Tuesday, November 24, 2009

Happy Birthday Mom




















Another day I dread. I hate to say that because it is my mom's birthday. How can I say that about my moms birthday. The tears started yesterday and continued through today. Jason asked me what I wanted to do today and all I truly wanted to do was get in bed and pull the covers over my head. But when you are mom you never get to do that. So I got up and pushed through the morning. Our hospice nurse Larri became much more than just a nurse to me. She is the only person who saw what we went through and she herself lost her own son when he was 9 years old. Her son Trevor's birthday is tomorrow (the day after my moms). Since I cannot go to St. George to visit my mom's grave I go to Trevor's and visit his and Nurse Larri goes mom's. This year my grandparents (the best in the world) and Jenny came with me to the cemetery and we left balloons on Trevor's grave. I truly feel in my heart I know Trevor and when I see my mom I will see Trevor as well and know him. I feel he's an amazing person! I also have a tradition of buying balloons for each member of my family so each of us get to write a message on the balloon for mom and let it go outside.
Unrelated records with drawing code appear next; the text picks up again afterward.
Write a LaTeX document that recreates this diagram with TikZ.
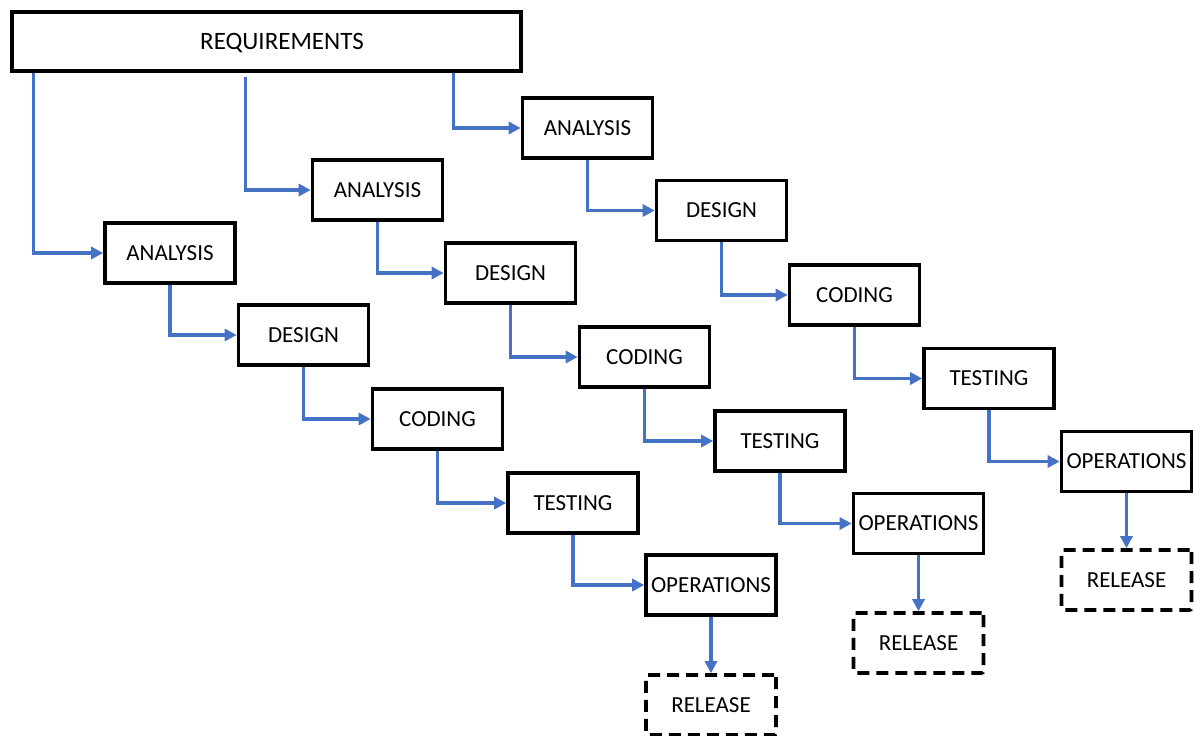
\documentclass[tikz,border=0pt]{standalone}
\usepackage{fontspec}
\setmainfont{Carlito}
\usetikzlibrary{arrows.meta}
\definecolor{flowblue}{HTML}{4472C4}
\tikzset{
  stage/.style={draw=black, line width=3.6pt, minimum width=130pt, minimum height=60pt,
    inner sep=0pt, font=\fontsize{23}{28}\selectfont, fill=white},
  release/.style={stage, dash pattern=on 12pt off 7pt, rounded corners=2pt},
  conn/.style={draw=flowblue, line width=3.2pt, -{Triangle[length=12pt,width=12pt]}}
}
\begin{document}
\begin{tikzpicture}[x=1pt,y=-1pt]
\useasboundingbox (0,0) rectangle (1194,736);
\node[stage, minimum width=509pt, minimum height=59pt] (req) at (266.5,41.5) {};
\node[font=\fontsize{25}{30}\selectfont, inner sep=0pt] (reqt) at (282,43) {REQUIREMENTS};

% first cycle
\node[stage] (a1) at (170,253) {ANALYSIS};
\node[stage] (d1) at (303.5,335) {DESIGN};
\node[stage] (c1) at (437.5,419) {CODING};
\node[stage] (t1) at (573,503) {TESTING};
\node[stage] (o1) at (711,585) {OPERATIONS};
\node[release] (r1) at (711,705) {RELEASE};

% second cycle
\node[stage] (a2) at (377.5,190) {ANALYSIS};
\node[stage] (d2) at (510.5,273) {DESIGN};
\node[stage] (c2) at (644.5,357) {CODING};
\node[stage] (t2) at (780,441) {TESTING};
\node[stage] (o2) at (918.5,523.5) {OPERATIONS};
\node[release] (r2) at (918.5,643) {RELEASE};

% third cycle
\node[stage] (a3) at (587.5,128) {ANALYSIS};
\node[stage] (d3) at (721.5,210.5) {DESIGN};
\node[stage] (c3) at (854.5,295) {CODING};
\node[stage] (t3) at (989,378.5) {TESTING};
\node[stage] (o3) at (1126.5,461.5) {OPERATIONS};
\node[release] (r3) at (1126.5,580) {RELEASE};

% requirements feed each cycle
\draw[conn] ([xshift=23pt]req.south west) |- (a1.west);
\draw[conn] ([xshift=235pt,yshift=-4pt]req.south west) |- (a2.west);
\draw[conn] ([xshift=443pt]req.south west) |- (a3.west);

% steps within each cycle
\foreach \c in {1,2,3}{
  \draw[conn] (a\c.south) |- (d\c.west);
  \draw[conn] (d\c.south) |- (c\c.west);
  \draw[conn] (c\c.south) |- (t\c.west);
  \draw[conn] (t\c.south) |- (o\c.west);
  \draw[conn] (o\c.south) -- (r\c.north);
}
\end{tikzpicture}
\end{document}
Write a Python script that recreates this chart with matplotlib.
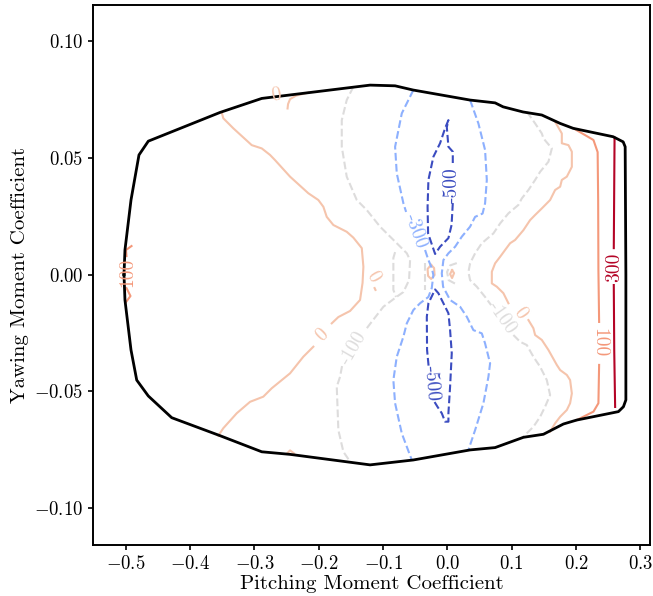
import matplotlib
matplotlib.use("Agg")
import matplotlib.pyplot as plt
from matplotlib.colors import Normalize

plt.rcParams['font.family'] = 'serif'
plt.rcParams['font.serif'] = ['cmr10']
plt.rcParams['mathtext.fontset'] = 'cm'
plt.rcParams['axes.formatter.use_mathtext'] = True

# outer envelope (pitching, yawing)
boundary = [(-0.5028, 0.0), (-0.5013, 0.0105), (-0.4919, 0.0319), (-0.4795, 0.0512),
            (-0.465, 0.0571), (-0.3535, 0.0694), (-0.2886, 0.0754), (-0.1202, 0.0811),
            (-0.0813, 0.0808), (-0.0533, 0.0790), (0.0353, 0.0747), (0.0742, 0.0735),
            (0.0866, 0.0718), (0.1177, 0.0696), (0.1468, 0.0683), (0.1753, 0.0647),
            (0.1955, 0.0626), (0.2577, 0.0590), (0.2733, 0.0568), (0.2764, 0.0547),
            (0.2775, 0.0), (0.2775, -0.0537), (0.2737, -0.0566), (0.2659, -0.0587),
            (0.2012, -0.0623), (0.1804, -0.0640), (0.1493, -0.0684), (0.1182, -0.0697),
            (0.0742, -0.0741), (0.0353, -0.0751), (-0.0529, -0.0794), (-0.1202, -0.0815),
            (-0.2446, -0.0770), (-0.2886, -0.0759), (-0.3535, -0.0690), (-0.4286, -0.0613),
            (-0.465, -0.0520), (-0.4830, -0.0452), (-0.4919, -0.0323), (-0.5013, -0.0109),
            (-0.5028, 0.0)]

# contour pieces per level
lvl_300 = [
    [(0.2599, 0.0586), (0.2588, 0.0149), (0.2587, 0.0113)],
    [(0.2587, -0.0045), (0.2594, -0.0325), (0.2608, -0.0567)],
]
lvl_100 = [
    [(0.1960, 0.0626), (0.2271, 0.0576), (0.2336, 0.0524), (0.2344, 0.0319),
     (0.2348, 0.0019), (0.2359, -0.0203)],
    [(0.2359, -0.0387), (0.2348, -0.0551), (0.2271, -0.0587), (0.2012, -0.0623)],
    [(-0.4911, 0.0122), (-0.4997, 0.0105), (-0.4989, 0.0079)],
    [(-0.4989, -0.0058), (-0.4927, -0.0092), (-0.4997, -0.0118)],
]
lvl_0 = [
    [(-0.3509, 0.0694), (-0.3484, 0.0669), (-0.3328, 0.0626), (-0.3042, 0.0554),
     (-0.2886, 0.0540), (-0.2757, 0.0512), (-0.2680, 0.0490), (-0.2446, 0.0419),
     (-0.2162, 0.0348), (-0.2006, 0.0319), (-0.1928, 0.0290), (-0.1876, 0.0247),
     (-0.1773, 0.0212), (-0.1565, 0.0183), (-0.1462, 0.0158), (-0.1331, 0.0113),
     (-0.1306, 0.0033), (-0.1319, -0.0036), (-0.1358, -0.0109), (-0.1513, -0.0156),
     (-0.1695, -0.0182), (-0.1798, -0.0209)],
    [(-0.2084, -0.0309), (-0.2240, -0.0352), (-0.2446, -0.0423), (-0.2731, -0.0487),
     (-0.2862, -0.0523), (-0.3068, -0.0545), (-0.3275, -0.0594), (-0.3484, -0.0658),
     (-0.3561, -0.0690)],
    [(-0.2162, 0.0779), (-0.2353, 0.0766), (-0.2446, 0.0751), (-0.2477, 0.0730),
     (-0.2485, 0.0711)],
    [(-0.2493, -0.0766), (-0.2446, -0.0753), (-0.2384, -0.0766)],
    [(0.1675, 0.0654), (0.1779, 0.0604), (0.1779, 0.0562), (0.1882, 0.0554),
     (0.1935, 0.0526), (0.1935, 0.0461), (0.1857, 0.0419), (0.1779, 0.0405),
     (0.1753, 0.0376), (0.1675, 0.0362), (0.1597, 0.0319), (0.1468, 0.0283),
     (0.1364, 0.0255), (0.1286, 0.0233), (0.1182, 0.0190), (0.1053, 0.0148),
     (0.0975, 0.0134), (0.0897, 0.0105), (0.0820, 0.0076), (0.0742, 0.0048),
     (0.0691, 0.0012), (0.0691, -0.0038), (0.0768, -0.0052), (0.0871, -0.0080),
     (0.0949, -0.0123)],
    [(0.1260, -0.0195), (0.1337, -0.0230), (0.1364, -0.0259), (0.1468, -0.0280),
     (0.1571, -0.0323), (0.1701, -0.0387), (0.1753, -0.0409), (0.1857, -0.0430),
     (0.1908, -0.0452), (0.1935, -0.0509), (0.1908, -0.0551), (0.1857, -0.0580),
     (0.1753, -0.0609), (0.1675, -0.0637), (0.1597, -0.0673)],
    [(-0.0253, 0.0041), (-0.0207, 0.0028), (-0.0199, -0.0002), (-0.0253, -0.0019),
     (-0.0300, -0.0006), (-0.0308, 0.0024), (-0.0253, 0.0041)],
    [(0.0073, 0.0019), (0.0104, 0.0006), (0.0073, -0.0015), (0.0042, 0.0002),
     (0.0073, 0.0019)],
    [(-0.1132, -0.0058), (-0.1118, -0.0066)],
]
lvl_m100 = [
    [(-0.1462, 0.0804), (-0.1565, 0.0747), (-0.1642, 0.0661), (-0.1642, 0.0547),
     (-0.1565, 0.0419), (-0.1409, 0.0319), (-0.1253, 0.0276), (-0.1047, 0.0205),
     (-0.0787, 0.0134), (-0.0631, 0.0091), (-0.0580, 0.0062), (-0.0596, -0.0024),
     (-0.0684, -0.0075), (-0.0787, -0.0095), (-0.0995, -0.0138), (-0.1176, -0.0202),
     (-0.1253, -0.0230)],
    [(-0.1638, -0.0392), (-0.1669, -0.0438), (-0.1720, -0.0480), (-0.1695, -0.0666),
     (-0.1617, -0.0759), (-0.1513, -0.0801)],
    [(-0.0813, 0.0096), (-0.0840, 0.0071), (-0.0840, -0.0066), (-0.0798, -0.0096)],
    [(-0.0347, 0.0049), (-0.0347, -0.0066)],
    [(0.1235, 0.0697), (0.1364, 0.0647), (0.1468, 0.0604), (0.1493, 0.0583),
     (0.1624, 0.0540), (0.1571, 0.0483), (0.1442, 0.0440), (0.1364, 0.0405),
     (0.1260, 0.0362), (0.1157, 0.0326), (0.1104, 0.0298), (0.0949, 0.0262),
     (0.0820, 0.0219), (0.0715, 0.0176), (0.0535, 0.0134), (0.0431, 0.0091),
     (0.0353, 0.0048), (0.0327, 0.0011), (0.0353, -0.0024), (0.0457, -0.0052),
     (0.0586, -0.0096), (0.0680, -0.0131)],
    [(0.1026, -0.0259), (0.1131, -0.0288), (0.1235, -0.0302), (0.1337, -0.0352),
     (0.1442, -0.0395), (0.1546, -0.0452), (0.1597, -0.0516), (0.1519, -0.0566),
     (0.1442, -0.0609), (0.1337, -0.0652), (0.1182, -0.0694)],
    [(0.0146, 0.0049), (0.0042, 0.0039), (-0.0005, 0.0011), (0.0019, -0.0024),
     (0.0120, -0.0039)],
]
lvl_m300 = [
    [(-0.0529, 0.0790), (-0.0709, 0.0690), (-0.0813, 0.0547), (-0.0787, 0.0433),
     (-0.0684, 0.0305), (-0.0642, 0.0268)],
    [(-0.0347, 0.0105), (-0.0295, 0.0062), (-0.0243, 0.0028), (-0.0218, -0.0002),
     (-0.0243, -0.0058), (-0.0295, -0.0096), (-0.0425, -0.0123), (-0.0529, -0.0152),
     (-0.0631, -0.0209), (-0.0684, -0.0266), (-0.0787, -0.0352), (-0.0840, -0.0452),
     (-0.0813, -0.0551), (-0.0709, -0.0680), (-0.0554, -0.0794)],
    [(0.0353, 0.0747), (0.0482, 0.0647), (0.0586, 0.0533), (0.0613, 0.0405),
     (0.0586, 0.0305), (0.0547, 0.0261), (0.0431, 0.0247), (0.0353, 0.0205),
     (0.0224, 0.0162), (0.0120, 0.0119), (0.0016, 0.0091), (-0.0062, 0.0062),
     (-0.0087, 0.0005), (-0.0067, -0.0052), (0.0042, -0.0109), (0.0198, -0.0138),
     (0.0302, -0.0181), (0.0404, -0.0238), (0.0535, -0.0252), (0.0586, -0.0295),
     (0.0664, -0.0380), (0.0638, -0.0438), (0.0560, -0.0551), (0.0431, -0.0666),
     (0.0327, -0.0751)],
]
lvl_m500 = [
    [(0.0084, 0.0306), (0.0065, 0.0212), (0.0016, 0.0156), (-0.0114, 0.0119),
     (-0.0191, 0.0088), (-0.0238, 0.0126), (-0.0300, 0.0176), (-0.0308, 0.0290),
     (-0.0295, 0.0405), (-0.0218, 0.0504), (-0.0114, 0.0562), (-0.0036, 0.0626),
     (0.0016, 0.0661), (-0.0009, 0.0631), (0.0016, 0.0547), (0.0084, 0.0526),
     (0.0084, 0.0464)],
    [(-0.0199, -0.0546), (-0.0152, -0.0567), (-0.0087, -0.0594), (-0.0036, -0.0630),
     (0.0016, -0.0630), (0.0016, -0.0594), (0.0042, -0.0480), (0.0068, -0.0337),
     (0.0042, -0.0238), (0.0016, -0.0166), (-0.0062, -0.0123), (-0.0140, -0.0080),
     (-0.0191, -0.0064), (-0.0295, -0.0123), (-0.0320, -0.0181), (-0.0316, -0.0323),
     (-0.0292, -0.0392)],
]

# inline labels: text, level, x, y, rotation
lab_text = ['300', '100', '100', '0', '0', '0', '0', '-100', '-100', '-300', '-500', '-500']
lab_level = [300, 100, 100, 0, 0, 0, 0, -100, -100, -300, -500, -500]
lab_x = [0.2587, 0.2359, -0.4974, -0.2656, -0.1941, -0.1156, 0.1123, -0.1467, 0.0851,
         -0.0495, 0.0065, -0.0246]
lab_y = [0.0030, -0.0293, 0.0011, 0.0768, -0.0261, -0.0009, -0.0167, -0.0315, -0.0186,
         0.0184, 0.0383, -0.0467]
lab_rot = [90, -90, 90, 10, 45, -60, -55, 60, -55, -70, 90, -85]

levels = [(300, lvl_300), (100, lvl_100), (0, lvl_0), (-100, lvl_m100),
          (-300, lvl_m300), (-500, lvl_m500)]

cmap = plt.cm.coolwarm
norm = Normalize(vmin=-500, vmax=300)

fig, ax = plt.subplots(figsize=(6.53, 5.96), dpi=100)
fig.subplots_adjust(left=0.1424, right=0.9954, bottom=0.0856, top=0.9916)

for lev, pieces in levels:
    ls = '--' if lev < 0 else '-'
    for piece in pieces:
        xs = [p[0] for p in piece]
        ys = [p[1] for p in piece]
        ax.plot(xs, ys, color=cmap(norm(lev)), linestyle=ls, lw=1.5)

for t, lev, x, y, r in zip(lab_text, lab_level, lab_x, lab_y, lab_rot):
    ax.text(x, y, t, color=cmap(norm(lev)), fontsize=14, rotation=r,
            ha='center', va='center', rotation_mode='anchor')

ax.plot([p[0] for p in boundary], [p[1] for p in boundary], color='black', lw=2)

ax.set_xlim(-0.551, 0.315)
ax.set_ylim(-0.1158, 0.1154)
ax.set_xticks([-0.5, -0.4, -0.3, -0.2, -0.1, 0.0, 0.1, 0.2, 0.3])
ax.set_yticks([-0.10, -0.05, 0.0, 0.05, 0.10])
ax.tick_params(labelsize=13.5, width=1.2)
for s in ax.spines.values():
    s.set_linewidth(1.4)
ax.set_xlabel('Pitching Moment Coefficient', fontsize=15, labelpad=2)
ax.set_ylabel('Yawing Moment Coefficient', fontsize=15, labelpad=4)

fig.savefig('out.png', dpi=100)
I want my children to know my mom and know their grandma Chris. We talk to Carter all the time about Grandma Chris. He says all the time she is in Heaven with Jesus and every time I hear the words they penetrate my soul. It is my mission to always know her as if she were here with me and to teach my children of her so they know her as well as they ever could. Another day, another year. I love you mom with all my heart and miss you beyond description. Happy happy Birthday!
Love Your
Shanny Babe







3 comments:

marni said...

Shannon I have a hole in my heart for you. I know how much you love and miss your mom, and I'm sure she's smiling down on you now. Your lucky to have such sweet memories of her. Hang in there. And yay no YW.

Jenny said...

Cute picture of mom and Blake, I love it. So sad, I'm so glad you are my sister and you know how I feel!! We are in this together!

The Oldroyd's said...

That is very sweet. That is a neat thing that you and the nurse can do for each other. And I know both your mom and Trevor are together when you go to the others grave. So sweet.